The expanding discipline of environmental history provide new opportunities to cross the conventional boundaries between natural and social sciences, and to harness critical insights of the multiple dimensions of resource degradation in wider systems and landscapes. The development of contextualised histories which explicitly recognize layered scales of analysis in both time and space can highlight the complexity of specific local geographical and historical settings, reinterpret and redefine baseline conditions and identify, for example, the importance of massive disturbance régimes that have altered vegetation-environment relationships across broader geographic regions.

Workshop themes:

  • Longitudinal studies at the national, regional or local levels using composite methodologies (for example, remotely-sensed data, archival records, and oral histories) to explore the dynamic interactions between social conditions, the economy and the state of environmental resources
  • Studies of the changing values, ideologies and interests of decision-makers in economic and political structures to improve understanding of environmental policymaking processes

4. Multiscale data-integration and modelling in land system science
The ability of the research community to understand biophysical aspects of global change processes has been strongly improved by the access to datasets with global or near-global coverage, not the least from Earth Observation satellites. Information on atmospheric processes, land surface properties, vegetation cover and, to some extent, land use may be derived from the ever increasing number of satellites.

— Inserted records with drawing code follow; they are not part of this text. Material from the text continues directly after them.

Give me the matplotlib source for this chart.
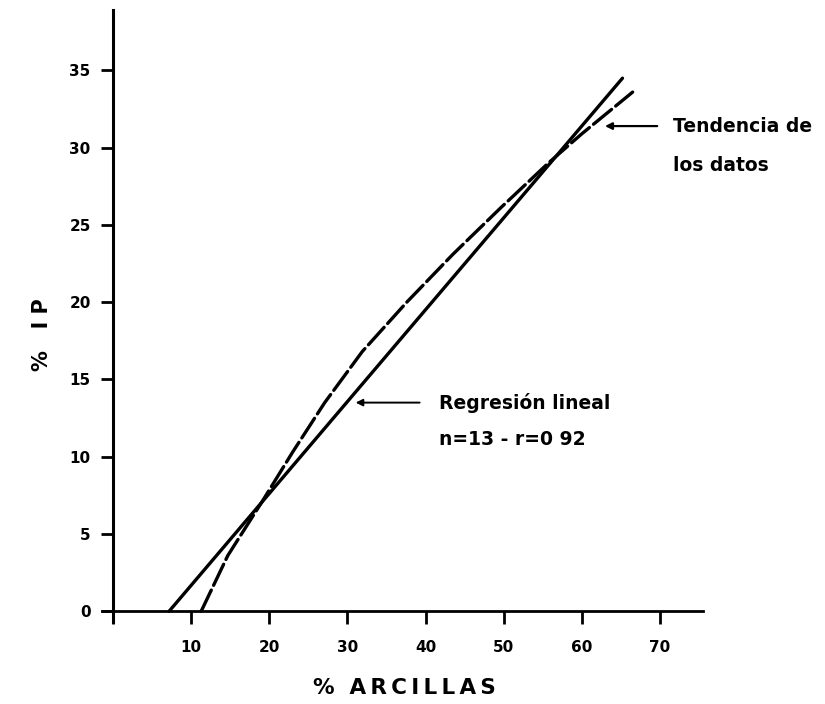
import matplotlib
matplotlib.use("Agg")
import matplotlib.pyplot as plt

# data
# regression line (solid)
reg_x = [7.2, 65.2]
reg_y = [0.0, 34.5]

# trend of the data (dashed curve)
trend_x = [11.3, 14.7, 19.1, 23.0, 27.1, 31.9, 37.6, 43.5, 49.6, 55.7, 60.0, 66.5]
trend_y = [0.0, 3.6, 7.1, 10.3, 13.5, 16.8, 20.0, 23.1, 26.1, 29.0, 30.9, 33.6]

xticks = [0, 10, 20, 30, 40, 50, 60, 70]
xtick_labels = ["", "10", "20", "30", "40", "50", "60", "70"]
yticks = [0, 5, 10, 15, 20, 25, 30, 35]
ytick_labels = ["0", "5", "10", "15", "20", "25", "30", "35"]

fig = plt.figure(figsize=(8.25, 7.04), dpi=100)
ax = fig.add_axes([0.1236, 0.1165, 0.7285, 0.869])

ax.plot(reg_x, reg_y, color="black", lw=2.4, solid_capstyle="round")
ax.plot(trend_x, trend_y, color="black", lw=2.4, dashes=(7, 1.6),
        dash_capstyle="round")

ax.set_xlim(-1.4, 75.5)
ax.set_ylim(-0.7, 38.9)

for s in ["top", "right"]:
    ax.spines[s].set_visible(False)
ax.spines["left"].set_position(("data", 0))
ax.spines["bottom"].set_position(("data", 0))
ax.spines["left"].set_linewidth(2.2)
ax.spines["bottom"].set_linewidth(2.0)

ax.set_xticks(xticks)
ax.set_xticklabels(xtick_labels)
ax.set_yticks(yticks)
ax.set_yticklabels(ytick_labels)
ax.tick_params(axis="x", direction="out", length=9, width=2, pad=12,
               labelsize=11)
ax.tick_params(axis="y", direction="out", length=9, width=2, pad=7,
               labelsize=11)
for lab in ax.get_xticklabels() + ax.get_yticklabels():
    lab.set_fontweight("bold")

# axis titles (placed in figure coords since spines sit at data zero)
thin = "\u2009"
fig.text(404 / 825, 1 - 688 / 704, "%  " + thin.join("ARCILLAS"),
         ha="center", va="center", fontsize=15.5, fontweight="bold")
fig.text(42 / 825, 1 - 335 / 704, "%   I P", ha="center", va="center",
         rotation=90, fontsize=15, fontweight="bold")

# annotations
ax.annotate("", xy=(62.6, 31.4), xytext=(70.0, 31.4),
            arrowprops=dict(arrowstyle="-|>", color="black", lw=1.6,
                            mutation_scale=10))
ax.text(71.6, 31.4, "Tendencia de", ha="left", va="center", fontsize=13.5,
        fontweight="bold")
ax.text(71.6, 28.85, "los datos", ha="left", va="center", fontsize=13.5,
        fontweight="bold")

ax.annotate("", xy=(30.7, 13.5), xytext=(39.6, 13.5),
            arrowprops=dict(arrowstyle="-|>", color="black", lw=1.4,
                            mutation_scale=10))
ax.text(41.7, 13.5, "Regresión lineal", ha="left", va="center", fontsize=13.5,
        fontweight="bold")
ax.text(41.7, 11.1, "n=13 - r=0 92", ha="left", va="center", fontsize=13.5,
        fontweight="bold")

fig.savefig("out.png", dpi=100)
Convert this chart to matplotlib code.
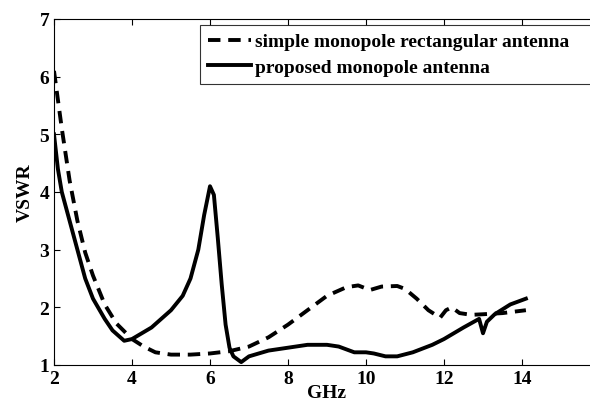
import matplotlib.pyplot as plt

plt.rcParams['font.family'] = ['Liberation Serif', 'DejaVu Serif']
plt.rcParams['font.weight'] = 'bold'

# simple monopole rectangular antenna (dashed)
f_simple = [2.0, 2.1, 2.2, 2.4, 2.6, 2.8, 3.0, 3.3, 3.6, 4.0, 4.3, 4.6, 5.0, 5.5,
            6.0, 6.5, 7.0, 7.5, 8.0, 8.5, 9.0, 9.5, 9.8, 10.1, 10.4, 10.8, 11.0,
            11.3, 11.6, 11.9, 12.05, 12.2, 12.4, 12.7, 13.0, 13.5, 14.1]
v_simple = [6.1, 5.6, 5.1, 4.2, 3.5, 2.95, 2.55, 2.05, 1.72, 1.45, 1.32, 1.22, 1.18, 1.18,
            1.2, 1.24, 1.32, 1.48, 1.7, 1.95, 2.2, 2.35, 2.38, 2.3, 2.36, 2.37, 2.32,
            2.15, 1.95, 1.82, 1.95, 2.0, 1.9, 1.87, 1.88, 1.9, 1.95]

# proposed monopole antenna (solid)
f_prop = [2.0, 2.1, 2.2, 2.4, 2.6, 2.8, 3.0, 3.3, 3.5, 3.8, 4.0, 4.5, 5.0, 5.3,
          5.5, 5.7, 5.85, 6.0, 6.1, 6.2, 6.3, 6.4, 6.5, 6.6, 6.8, 7.0, 7.5, 8.0,
          8.5, 9.0, 9.3, 9.7, 10.0, 10.2, 10.5, 10.8, 11.2, 11.7, 12.0, 12.5,
          12.9, 13.0, 13.1, 13.3, 13.7, 14.1]
v_prop = [5.0, 4.4, 4.0, 3.5, 3.0, 2.5, 2.15, 1.8, 1.6, 1.42, 1.45, 1.65, 1.95, 2.2,
          2.5, 3.0, 3.6, 4.1, 3.95, 3.2, 2.4, 1.7, 1.3, 1.15, 1.05, 1.15, 1.25, 1.3,
          1.35, 1.35, 1.32, 1.22, 1.22, 1.2, 1.15, 1.15, 1.22, 1.35, 1.45, 1.65,
          1.8, 1.55, 1.75, 1.88, 2.05, 2.15]

fig = plt.figure(figsize=(5.9, 4.1), dpi=100)
ax = fig.add_axes([54 / 590, 44 / 410, 546 / 590, 346 / 410])

ax.plot(f_simple, v_simple, color='black', lw=2.8, dashes=(3.2, 2.0),
        label='simple monopole rectangular antenna')
ax.plot(f_prop, v_prop, color='black', lw=2.8,
        label='proposed monopole antenna')

ax.set_xlim(2, 16)
ax.set_ylim(1, 7)
ax.set_xticks([2, 4, 6, 8, 10, 12, 14])
ax.set_yticks([1, 2, 3, 4, 5, 6, 7])
ax.tick_params(direction='in', labelsize=14, top=True, right=True, length=4)
ax.set_xlabel('GHz', fontsize=14, fontweight='bold', labelpad=-2)
ax.set_ylabel('VSWR', fontsize=14, fontweight='bold', labelpad=4)

leg = ax.legend(loc='upper left', bbox_to_anchor=(200 / 590, 1 - 84 / 410, 420 / 590, 58 / 410),
                bbox_transform=fig.transFigure, mode='expand', fontsize=14, frameon=True,
                fancybox=False, edgecolor='black', handlelength=2.2,
                borderpad=0.4, borderaxespad=0, labelspacing=0.4, handletextpad=0.25)
leg.get_frame().set_linewidth(0.8)

fig.savefig('out.png', dpi=100)
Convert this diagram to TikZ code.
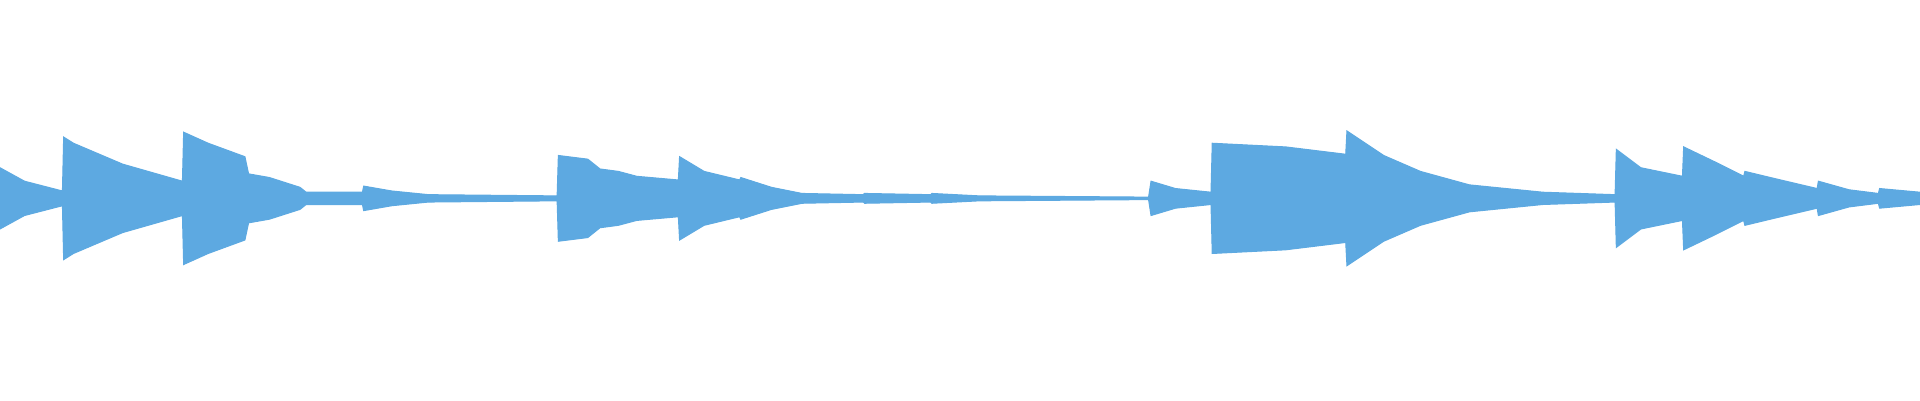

Models play a major role in land system science. In one end of the spectrum, ‘global climate models’ allow analysis of the effects of changing concentrations of greenhouse gases in the atmosphere. Models of the bio-geochemical cycles link greenhouse gas emissions to changes in land use/cover and agricultural practices, including the use of agricultural inputs. On the human side, use of spatial models of land use/cover change is made to predict the likely effects of population growth and changes in agricultural technology and inputs on land use/cover, and thereby on carbon stocks in vegetation and soils. While developed within each their discipline, these model obviously need to be interlinked.

Workshop themes:

  • Methods and models allowing for integrated analysis of human-biophysical causal relationships, combining data with different spatial scales and from widely different sources.
  • Uncertainties associated with interpretation of spatial datasets and the implication for linkages with models. Uncertainties in models and their parameterisation in particular for projections into the future.